Emilia’s belief that this was ‘trickle’ treat, did get me wondering about all the other stuff we have never explained, that we assume the children understand, just because it is obvious to us.

I found another example this week in the form of Patrick’s Christmas list.
This included:
mntl helicoct
mntl car
mntl baot

Emilia had taken the list and in her pink pen, corrected the spelling so I could understand it.

She had corrected it to ‘mocontrol’ (helicopter, car, boat.)

It took me a second, mocontrol? Of course ‘remote controlled.’

Another one I have never explained.

I do love their funny little misunderstandings. I had read nearly the whole series of the Naughtiest Girl in the school to Emilia before she admitted “I don’t know why they call her, the Bold Bad Girl, Mummy, because she has hair in the picture on the front cover.”
It did take me a minute or two to work out what she meant.
“No, not bald, bad girl, bold, - you know, meaning she is cocky, confident, headstrong, brave, cheeky.”
What had the poor girl been imagining all that time?

My sister grew up having a lovely image in her head of life being a ‘butter dream.’ This was from ‘Row, row, row your boat, gently down the stream, merrily, merrily, merrily, life is but a dream.’ She never really got what a butter dream was, but went along with it anyway.

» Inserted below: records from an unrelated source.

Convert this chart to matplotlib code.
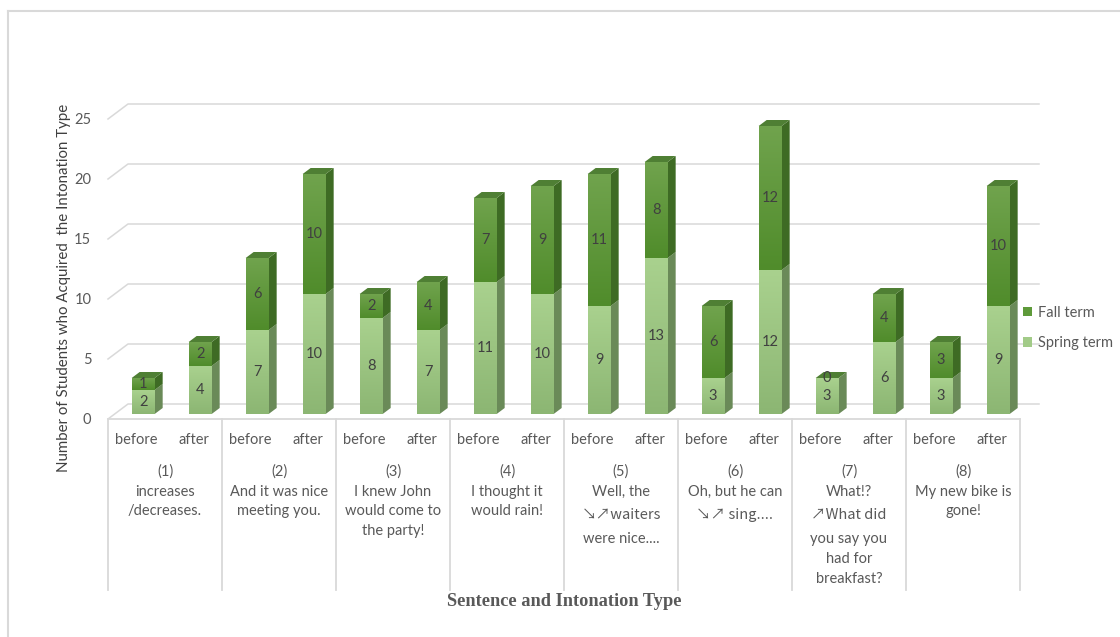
import numpy as np
import matplotlib
matplotlib.use("Agg")
import matplotlib.pyplot as plt
from matplotlib.patches import Polygon, Patch
from matplotlib.colors import LinearSegmentedColormap

# data
groups = [
    ["(1)", "increases", "/decreases."],
    ["(2)", "And it was nice", "meeting you."],
    ["(3)", "I knew John", "would come to", "the party!"],
    ["(4)", "I thought it", "would rain!"],
    ["(5)", "Well, the", "\u2198\u2197waiters", "were nice...."],
    ["(6)", "Oh, but he can", "\u2198\u2197 sing...."],
    ["(7)", "What!?", "\u2197What did", "you say you", "had for", "breakfast?"],
    ["(8)", "My new bike is", "gone!"],
]
phases = ["before", "after"]
spring = [2, 4, 7, 10, 8, 7, 11, 10, 9, 13, 3, 12, 3, 6, 3, 9]
fall = [1, 2, 6, 10, 2, 4, 7, 9, 11, 8, 6, 12, 0, 4, 3, 10]
yticks = [0, 5, 10, 15, 20, 25]

FONT = ["Lato", "Noto Sans CJK JP", "DejaVu Sans"]
ARROW_FONT = ["Noto Sans CJK JP", "Lato", "DejaVu Sans"]
GREY = "#595959"
GRID = "#d9d9d9"

W_PX, H_PX = 1120, 637
fig = plt.figure(figsize=(W_PX / 100, H_PX / 100), dpi=100)

# px helpers: slot 57 px wide, 12 px per unit, front zero at y=419
SLOT, UNIT, Y0, X0 = 57.0, 12.0, 419.0, 108.0
top_px, bot_px, right_px = 60.0, 590.0, 1048.5
ax = fig.add_axes([X0 / W_PX, 1 - bot_px / H_PX,
                   (right_px - X0) / W_PX, (bot_px - top_px) / H_PX])
ax.set_xlim(-0.5, (right_px - X0) / SLOT - 0.5)
ax.set_ylim(-(bot_px - Y0) / UNIT, (Y0 - top_px) / UNIT)
ax.axis("off")

DX, DY = 20 / SLOT, 15 / UNIT      # floor depth
BX, BY = 8 / SLOT, 6 / UNIT        # bar depth
OX, OY = DX / 3, DY / 3            # bar front plane
BW = 23 / SLOT
x_end = (1039 - X0) / SLOT - 0.5

# walls / gridlines
for v in yticks:
    ax.plot([-0.5, -0.5 + DX, x_end], [v, v + DY, v + DY], color=GRID, lw=1.1, zorder=0,
            clip_on=False)
    ax.annotate(str(v), (-0.5, v), xytext=(-12, -1), textcoords="offset points",
                ha="right", va="center", fontsize=10.5, color=GREY, family=FONT,
                annotation_clip=False)

# category table
n = len(spring)
ax.plot([-0.5, n - 0.5], [0, 0], color=GRID, lw=1.3, zorder=0)
for k in range(len(groups) + 1):
    ax.plot([-0.5 + 2 * k] * 2, [0, ax.get_ylim()[0]], color=GRID, lw=1.3, zorder=0,
            clip_on=False)

for i in range(n):
    ax.text(i, (Y0 - 440) / UNIT, phases[i % 2], ha="center", va="center",
            fontsize=10.5, color=GREY, family=FONT)

for g, lines in enumerate(groups):
    py = 472.0
    prev_arrow = False
    for j, line in enumerate(lines):
        arrow = "\u2197" in line or "\u2198" in line
        if j > 0:
            py += 19.7 + (4 if (arrow or prev_arrow) else 0)
        ax.text(2 * g + 0.5, (Y0 - py) / UNIT, line, ha="center", va="center",
                fontsize=10.5, color=GREY, family=ARROW_FONT if arrow else FONT)
        prev_arrow = arrow

# bars
x = np.arange(n) + OX
spring_cm = LinearSegmentedColormap.from_list("sp", ["#a9d18e", "#8cb673"])
fall_cm = LinearSegmentedColormap.from_list("fa", ["#70a34d", "#508c2b"])
grad = np.linspace(0, 1, 64).reshape(-1, 1)

sp_bars = ax.bar(x, spring, BW, bottom=OY, color="#9fc886", lw=0, zorder=2)
fa_bars = ax.bar(x, fall, BW, bottom=OY + np.array(spring), color="#5e9a3a", lw=0, zorder=2)

for bars, cm, side_c in [(sp_bars, spring_cm, "#6a8a58"), (fa_bars, fall_cm, "#3e6b24")]:
    for p in bars:
        x0, y0 = p.get_x(), p.get_y()
        w, h = p.get_width(), p.get_height()
        if h <= 0:
            continue
        im = ax.imshow(grad, extent=[x0, x0 + w, y0, y0 + h], cmap=cm, aspect="auto",
                       origin="upper", zorder=2.1, interpolation="bilinear")
        im.set_clip_path(p)
        xr = x0 + w
        ax.add_patch(Polygon([(xr, y0), (xr + BX, y0 + BY), (xr + BX, y0 + h + BY),
                              (xr, y0 + h)], closed=True, fc=side_c, lw=0, zorder=2))

for p in fa_bars:
    x0, yt, w = p.get_x(), p.get_y() + p.get_height(), p.get_width()
    ax.add_patch(Polygon([(x0, yt), (x0 + BX, yt + BY), (x0 + w + BX, yt + BY), (x0 + w, yt)],
                         closed=True, fc="#4f7f34", lw=0, zorder=2))

ax.set_xlim(-0.5, (right_px - X0) / SLOT - 0.5)
ax.set_ylim(-(bot_px - Y0) / UNIT, (Y0 - top_px) / UNIT)

for bars, vals in [(sp_bars, spring), (fa_bars, fall)]:
    for p, v in zip(bars, vals):
        ax.text(p.get_x() + p.get_width() / 2, p.get_y() + p.get_height() / 2, str(v),
                ha="center", va="center", fontsize=10.5, color="#404040", family=FONT,
                zorder=5)

# axis titles
fig.text(64 / W_PX, 1 - 288 / H_PX, "Number of Students who Acquired  the Intonation Type",
         rotation=90, ha="center", va="center", fontsize=10.8, color="#404040", family=FONT)
fig.text(564 / W_PX, 1 - 602 / H_PX, "Sentence and Intonation Type", ha="center",
         va="center", fontsize=13.2, fontweight="bold", color=GREY,
         family="Liberation Serif")

# legend
handles = [Patch(fc="#5e9a3a"), Patch(fc="#a2cb88")]
leg = fig.legend(handles, ["Fall term", "Spring term"], loc="center left",
                 bbox_to_anchor=(1010 / W_PX, 1 - 328 / H_PX), frameon=False,
                 handlelength=0.6, handleheight=0.6, handletextpad=0.4, labelspacing=1.1,
                 prop={"family": FONT, "size": 10.5})
for t in leg.get_texts():
    t.set_color(GREY)

# chart border
fig.add_artist(plt.Line2D([8 / W_PX, 1], [1 - 11 / H_PX] * 2, color=GRID, lw=1.5))
fig.add_artist(plt.Line2D([8 / W_PX] * 2, [0, 1 - 11 / H_PX], color=GRID, lw=1.5))

fig.savefig("out.png", dpi=100, facecolor="white")
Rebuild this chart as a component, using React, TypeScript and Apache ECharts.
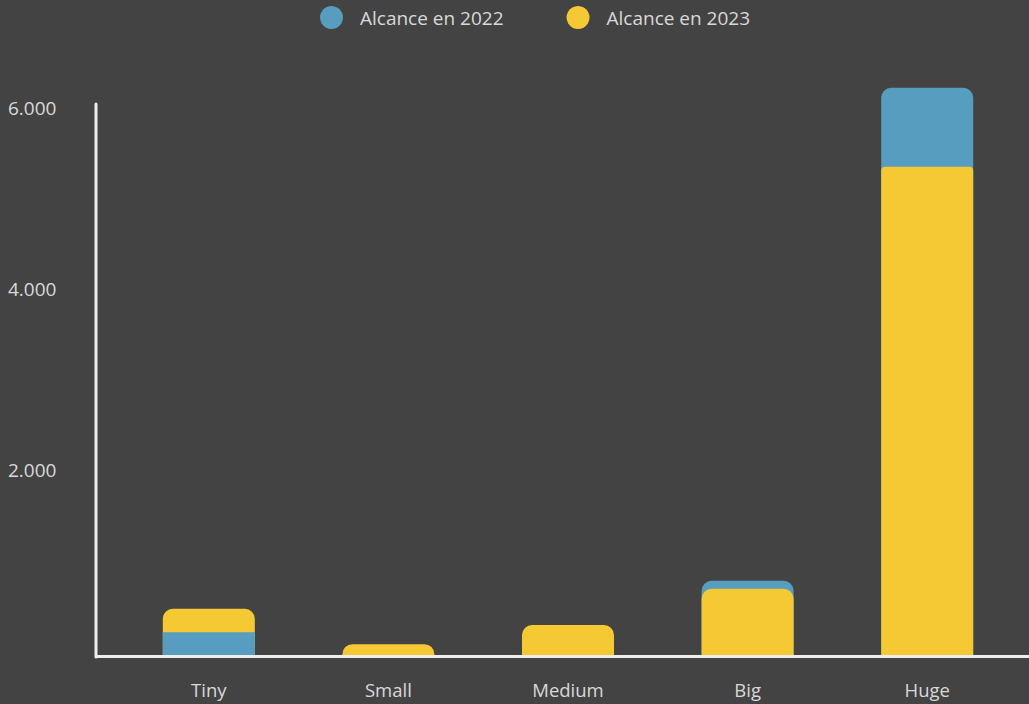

Anyway, back to Halloween. Our Halloween party was great fun, with all the children dressed up in weird and wonderful costumes, and some of the adults too. Mark came as some weird, creepy bearded photographer, with a clawed hand which would randomly and violently appear from his stomach to shock you at the least provocation.

We had some scary boxes for the children to put their hands into, full of;
Eyeballs and worms (peeled grapes and spaghetti)
Witches fingers (gnarly green pickles with a nut stuck in the top for a fingernail)
Guts (the slimy innards of a pumpkin) from which you had to retrieve a ping pong ball eyeball on which was written whether you got a Trick or Treat.

We did have crying at our party. I discovered there is nothing quite so dispiriting as seeing the little face of a child crumple and boo at the sight of my scary make up. At least, I hope it was the make up.